Medical Devices and In-Vitro Diagnostics are regulated in Australia by the Therapeutic Goods Administration (TGA), a division of the Australian Government’s Department of Health.
Medical devices are defined by section 41BD of the ‘Therapeutic Goods Act 1989’ and IVD devices are defined at the ’Therapeutic Goods (Medical Devices) Regulations 2002’.
Medical devices must be entered on the Australian Register of Therapeutic Goods (ARTG) before they can be lawfully supplied in Australia, imported into Australia and/or exported from Australia.
Australian Sponsor Service
Manufacturers without a local office in Australia will need to work with an Australian Sponsor to submit applications, answer questions, and provide post market surveillance support.

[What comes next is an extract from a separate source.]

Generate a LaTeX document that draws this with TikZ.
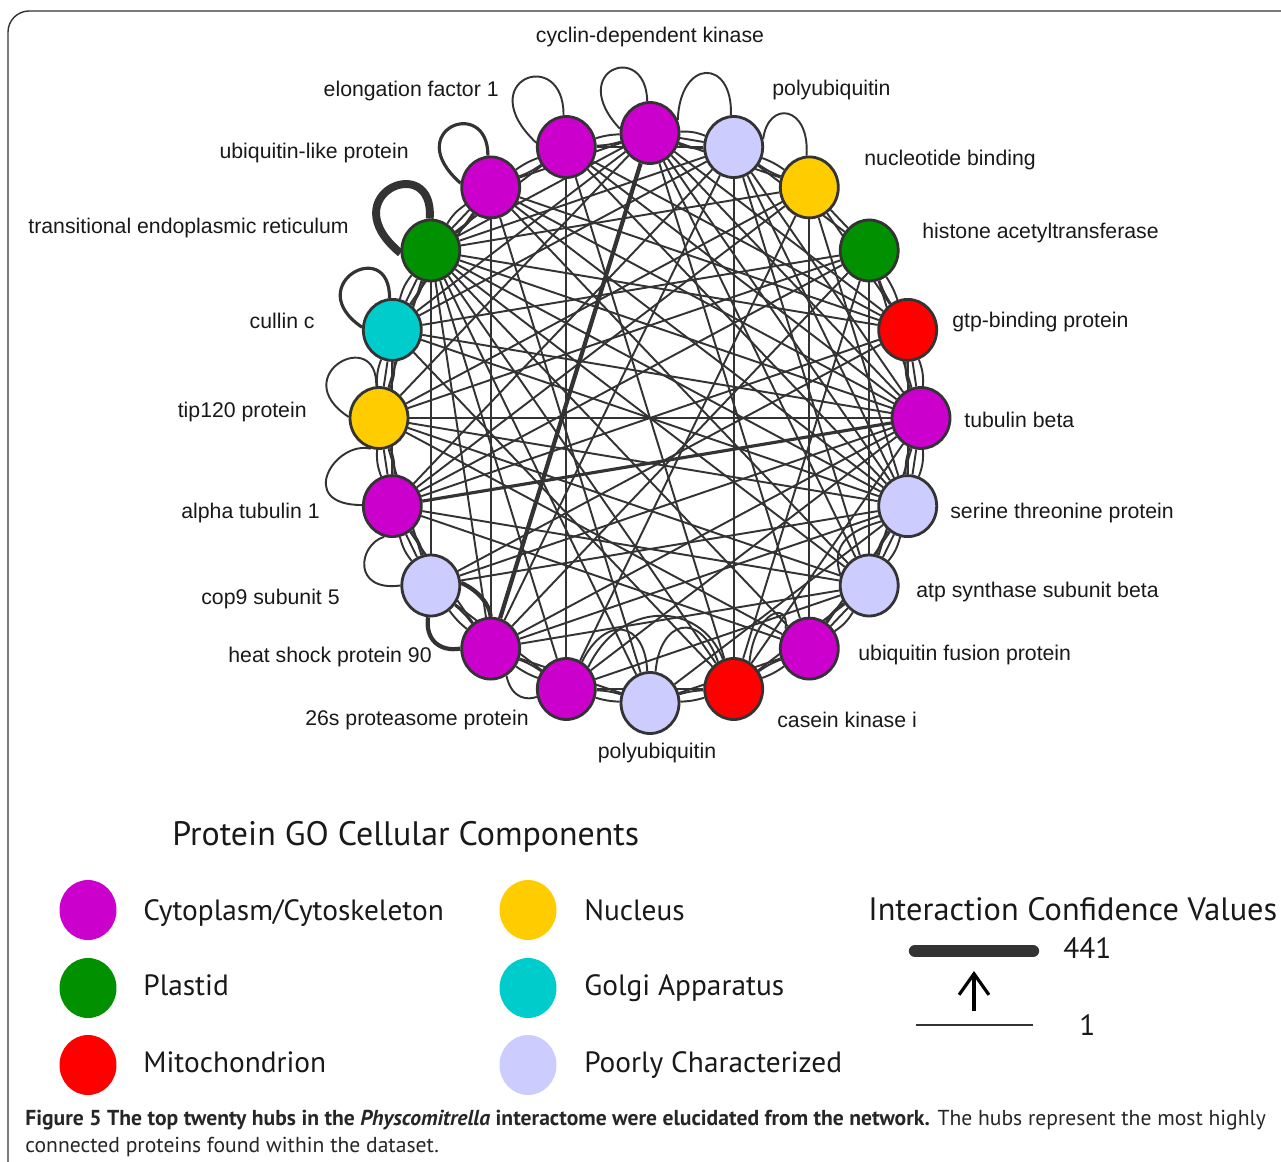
\documentclass[tikz,border=0pt]{standalone}
\usepackage{fontspec}
\setmainfont{Liberation Sans}
\newfontfamily\legfont{PT Sans}
\usetikzlibrary{shapes.geometric,backgrounds,arrows.meta}
\definecolor{edgec}{HTML}{333333}
\definecolor{cmag}{HTML}{CC00CC}
\definecolor{cgreen}{HTML}{009000}
\definecolor{cyel}{HTML}{FFCC00}
\definecolor{ccyan}{HTML}{00CCCC}
\definecolor{cred}{HTML}{FF0000}
\definecolor{clav}{HTML}{CCCCFF}
\begin{document}
\begin{tikzpicture}[x=0.02cm,y=0.02cm,
  hub/.style={ellipse, draw=edgec, line width=1.6pt, minimum width=1.16cm, minimum height=1.22cm, inner sep=0pt},
  lab/.style={font=\fontsize{12.1}{14}\selectfont, inner sep=0pt, text=black!90},
  edge/.style={draw=edgec, line width=1.1pt},
  medge/.style={draw=edgec, line width=1.8pt},
  tedge/.style={draw=edgec, line width=2.4pt},
  legdot/.style={ellipse, minimum width=1.14cm, minimum height=1.2cm, inner sep=0pt},
  legtxt/.style={font=\legfont\fontsize{16.7}{20}\selectfont, inner sep=0pt, anchor=base west, text=black!90},
  legtitle/.style={font=\legfont\fontsize{19.3}{22}\selectfont, inner sep=0pt, anchor=base west, text=black!90},
  inttitle/.style={font=\legfont\fontsize{18.4}{22}\selectfont, inner sep=0pt, anchor=base west, text=black!90},
  captxt/.style={font=\legfont\fontsize{12.3}{14}\selectfont, inner sep=0pt, anchor=base west, text=black!85}]
\useasboundingbox (0,0) rectangle (1281,-1162);
% hubs
\node[hub, fill=cmag]  (cdk)  at (650,-133) {};
\node[hub, fill=clav]  (pubA) at (733.7,-147) {};
\node[hub, fill=cyel]  (nuc)  at (809.3,-187.4) {};
\node[hub, fill=cgreen](hat)  at (869.2,-250.5) {};
\node[hub, fill=cred]  (gtp)  at (907.7,-329.9) {};
\node[hub, fill=cmag]  (tubb) at (921,-418) {};
\node[hub, fill=clav]  (ser)  at (907.7,-506.1) {};
\node[hub, fill=clav]  (atp)  at (869.2,-585.5) {};
\node[hub, fill=cmag]  (ufp)  at (809.3,-648.6) {};
\node[hub, fill=cred]  (ck)   at (733.7,-689) {};
\node[hub, fill=clav]  (pubB) at (650,-703) {};
\node[hub, fill=cmag]  (pts)  at (566.3,-689) {};
\node[hub, fill=cmag]  (hsp)  at (490.7,-648.6) {};
\node[hub, fill=clav]  (cop)  at (430.8,-585.5) {};
\node[hub, fill=cmag]  (alt)  at (392.3,-506.1) {};
\node[hub, fill=cyel]  (tip)  at (379,-418) {};
\node[hub, fill=ccyan] (cul)  at (392.3,-329.9) {};
\node[hub, fill=cgreen](ter)  at (430.8,-250.5) {};
\node[hub, fill=cmag]  (ubl)  at (490.7,-187.4) {};
\node[hub, fill=cmag]  (ef)   at (566.3,-147) {};
\begin{scope}[on background layer]
\draw[edgec, line width=0.8pt, rounded corners=12] (8,-1175) -- (8,-11) -- (1295,-11);
% neighbours, triple
\foreach \a/\b in {cdk/pubA, ubl/ter, ter/cul, cul/tip, tip/alt, alt/cop, ufp/atp, atp/ser, ser/tubb, tubb/gtp}{
  \draw[edge] (\a) -- (\b);
  \draw[edge] (\a) to[bend left=12] (\b);
  \draw[edge] (\a) to[bend right=12] (\b);}
% neighbours, double
\foreach \a/\b in {cdk/ef, pubA/nuc, ef/ubl, cop/hsp, hsp/pts, pts/pubB, pubB/ck, ck/ufp, gtp/hat}{
  \draw[edge] (\a) to[bend left=7] (\b);
  \draw[edge] (\a) to[bend right=7] (\b);}
\draw[edge] (hat) -- (nuc);
% second neighbours
\foreach \a/\b in {cdk/nuc, cdk/ubl, pubA/hat, pubA/ef, ef/ter, ubl/cul, ter/tip, cul/alt, tip/cop, alt/hsp, cop/pts, hsp/pubB, pts/ck, pubB/ufp, ck/atp, ufp/ser, atp/tubb, ser/gtp, tubb/hat, gtp/nuc}
  \draw[edge] (\a) -- (\b);
% long chords
\foreach \a/\b in {cdk/ter, cdk/cul, cdk/tip, cdk/gtp, cdk/tubb, cdk/ser, cdk/atp, cdk/ufp,
  pubA/ck, pubA/ter, pubA/cul, pubA/alt, pubA/tubb, pubA/ser, pubA/atp, pubA/hsp,
  nuc/ufp, nuc/ter, nuc/tip, nuc/alt, nuc/pts, nuc/ser,
  hat/atp, hat/tip, hat/cul, hat/alt, hat/hsp, hat/ck,
  gtp/ter, gtp/ubl, gtp/alt, gtp/cop, gtp/ef,
  tubb/tip, tubb/cul, tubb/ter, tubb/ubl, tubb/ef, tubb/cop, tubb/hsp, tubb/pts, tubb/ck,
  ser/ter, ser/cul, ser/tip, ser/cop, ser/hsp, ser/ubl, ser/ef, ser/pubB,
  atp/ter, atp/tip, atp/alt, atp/hsp, atp/ubl, atp/pts,
  ufp/tip, ufp/alt, ufp/ter,
  ck/ter, ck/cul, ck/ef,
  pubB/ter, pubB/ubl,
  pts/ter, pts/ef,
  hsp/ubl, hsp/ter, cop/ter}
  \draw[edge] (\a) -- (\b);
\draw[tedge] (hsp) -- (cdk);
\draw[medge] (alt) -- (tubb);
% loops and outer arcs
\draw[edge] (ef.95) .. controls (564,-45) and (470,-80) .. (ef.172);
\draw[edge] (cdk.95) .. controls (646,-40) and (565,-70) .. (cdk.172);
\draw[edge] (pubA.95) .. controls (733,-58) and (680,-58) .. (cdk.25);
\draw[edge] (nuc.95) .. controls (810,-105) and (768,-100) .. (pubA.15);
\draw[medge] (ubl.95) .. controls (488,-95) and (400,-130) .. (ubl.172);
\draw[draw=edgec, line width=4.5pt] (ter.92) .. controls (435,-150) and (330,-195) .. (ter.185);
\draw[medge] (cul.95) .. controls (390,-235) and (300,-285) .. (cul.175);
\draw[edge] (tip.95) .. controls (378,-325) and (285,-375) .. (tip.178);
\draw[edge] (tip.255) .. controls (335,-440) and (295,-505) .. (alt.178);
\draw[edge] (alt.255) .. controls (358,-545) and (352,-592) .. (cop.180);
\draw[tedge] (cop.265) .. controls (425,-640) and (440,-652) .. (hsp.180);
\draw[tedge] (cop.5) .. controls (478,-590) and (490,-605) .. (hsp.90);
\draw[edge] (hsp.300) .. controls (512,-700) and (528,-700) .. (pts.195);
\draw[edge] (pts.60) .. controls (605,-615) and (645,-620) .. (pubB.95);
\draw[edge] (ck.120) .. controls (700,-610) and (660,-620) .. (pubB.80);
\draw[edge] (ck.60) .. controls (755,-610) and (790,-600) .. (ufp.140);
\draw[edge] (pts.45) .. controls (620,-600) and (700,-600) .. (ck.110);
\draw[edge] (atp.160) .. controls (830,-545) and (850,-530) .. (ser.210);
\end{scope}
% labels
\node[lab, anchor=base] (l1) at (650,-43) {cyclin-dependent kinase};
\node[lab, anchor=base east] (l2) at (499,-97) {elongation factor 1};
\node[lab, anchor=base west] (l3) at (772,-96) {polyubiquitin};
\node[lab, anchor=base east] (l4) at (409,-159) {ubiquitin-like protein};
\node[lab, anchor=base west] (l5) at (864,-166) {nucleotide binding};
\node[lab, anchor=base east] (l6) at (349,-234) {transitional endoplasmic reticulum};
\node[lab, anchor=base west] (l7) at (922,-238) {histone acetyltransferase};
\node[lab, anchor=base east] (l8) at (315,-328) {cullin c};
\node[lab, anchor=base west] (l9) at (952,-327) {gtp-binding protein};
\node[lab, anchor=base east] (l10) at (307,-417) {tip120 protein};
\node[lab, anchor=base west] (l11) at (964,-427) {tubulin beta};
\node[lab, anchor=base east] (l12) at (320,-518) {alpha tubulin 1};
\node[lab, anchor=base west] (l13) at (950,-518) {serine threonine protein};
\node[lab, anchor=base east] (l14) at (340,-604) {cop9 subunit 5};
\node[lab, anchor=base west] (l15) at (916,-597) {atp synthase subunit beta};
\node[lab, anchor=base east] (l16) at (432,-662) {heat shock protein 90};
\node[lab, anchor=base west] (l17) at (858,-660) {ubiquitin fusion protein};
\node[lab, anchor=base east] (l18) at (529,-725) {26s proteasome protein};
\node[lab, anchor=base] (l19) at (657,-758) {polyubiquitin};
\node[lab, anchor=base west] (l20) at (777,-727) {casein kinase i};
% legend
\node[legtitle] (lt) at (172,-845) {Protein GO Cellular Components};
\node[legdot, fill=cmag]  (d1) at (88,-910) {};
\node[legdot, fill=cgreen](d2) at (88,-988) {};
\node[legdot, fill=cred]  (d3) at (88,-1065) {};
\node[legdot, fill=cyel]  (d4) at (528,-910) {};
\node[legdot, fill=ccyan] (d5) at (528,-988) {};
\node[legdot, fill=clav]  (d6) at (528,-1065) {};
\node[legtxt] (t1) at (143,-920) {Cytoplasm/Cytoskeleton};
\node[legtxt] (t2) at (143,-995) {Plastid};
\node[legtxt] (t3) at (143,-1072) {Mitochondrion};
\node[legtxt] (t4) at (584,-920) {Nucleus};
\node[legtxt] (t5) at (584,-995) {Golgi Apparatus};
\node[legtxt] (t6) at (584,-1072) {Poorly Characterized};
\node[inttitle] (it) at (868,-920) {Interaction Confidence Values};
\coordinate (w1a) at (915,-951); \coordinate (w1b) at (1033,-951);
\draw[edgec, line width=7pt, line cap=round] (w1a) -- (w1b);
\coordinate (w2a) at (916,-1025); \coordinate (w2b) at (1033,-1025);
\draw[edgec, line width=1.5pt] (w2a) -- (w2b);
\coordinate (arA) at (974,-1011); \coordinate (arB) at (974,-971);
\draw[black, line width=1.8pt, -{Straight Barb[length=12pt,width=17pt]}] (arA) -- (arB);
\node[legtxt] (v1) at (1063,-958) {441};
\node[legtxt] (v2) at (1079,-1035) {1};
% caption
\node[captxt] (c1) at (25,-1125) {\textbf{Figure 5 The top twenty hubs in the \textit{Physcomitrella} interactome were elucidated from the network.} The hubs represent the most highly};
\node[captxt] (c2) at (25,-1152) {connected proteins found within the dataset.};
\end{tikzpicture}
\end{document}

With our Australian Sponsor service we will
• Verifying the documentation and the Technical File
• Register devices with TGA
• Represent the manufacturer in Australia
• Keep a copy of the Technical File for inspection by TGA
• Work with TGA for information upon request
• Inform the manufacturer of complaints and incidents
• Provide assistance for registration on TGA
TGA medical devices approve
A sponsor of a medical device must apply to the TGA to include their device on the Australian Register of Therapeutic Goods (ARTG). A sponsor is a person or company who is legally responsible for supplying a medicine or medical device. The TGA then applies a risk-based approach to assessing and approving a device for use in Australia. The TGA reviews the evidence at hand and request expert advice to determine whether the benefits of the device outweigh any possible risks.
Maintenance of conformity assessment
Once a device is approved, manufacturers are expected to continue to monitor the performance and safety of their devices and ensure continued compliance with the Essential Principles. This surveillance program is part of the quality management system aspect of their conformity assessment and will be periodically checked by the certifying body (whether this is the TGA or a European notified body). These surveillance programs should be appropriate to the intended purpose and risks of the device.
The data generated from safety and adverse event reports and complaints, newly identified risks, literature, any updated or new clinical investigations, significant regulatory actions and formal surveillance activities such as registries should be used by the manufacturer to review the performance, safety and benefit-risk assessment of the device.
TGA post-market vigilance and monitoring
The medical device regulatory framework includes provision for post-market monitoring by the TGA, including:
• risk assessment and investigation of medical device adverse event and complaint reports
• checking evidence of conformity against the Essential Principles
• conducting periodic inspections of manufacturers‘ quality management systems and technical documentation
• imposing specific requirements for manufacturers and sponsors to report, within specified timeframes,
adverse incidents and other information involving their medical devices.
Post-market monitoring by the TGA is carried out to ensure the ongoing regulatory compliance and safety of medical devices supplied to the Australian market.
In support of the TGA’s post-market monitoring activities, the sponsor of a medical device has ongoing responsibilities once a device has been included in the ARTG.
These statutory responsibilities include that the sponsor must report to the TGA:
• adverse incidents
• overseas regulatory actions
• the results of investigations undertaken by the manufacturer, such as further clinical studies and reviews of adverse events.
The sponsor must also obtain requested information from the manufacturer and maintain distribution records.
All adverse event reports or complaints received by the TGA are entered into a database, and a risk assessment undertaken by a panel of clinicians and scientists within the TGA to determine if investigation is required. Expert advice may be sought during an investigation.
The outcomes of TGA’s investigations may result in:
• product recovery (recalls)
• hazard and safety alerts
• product modification/improvement by a manufacturer
• surveillance audits of manufacturing sites.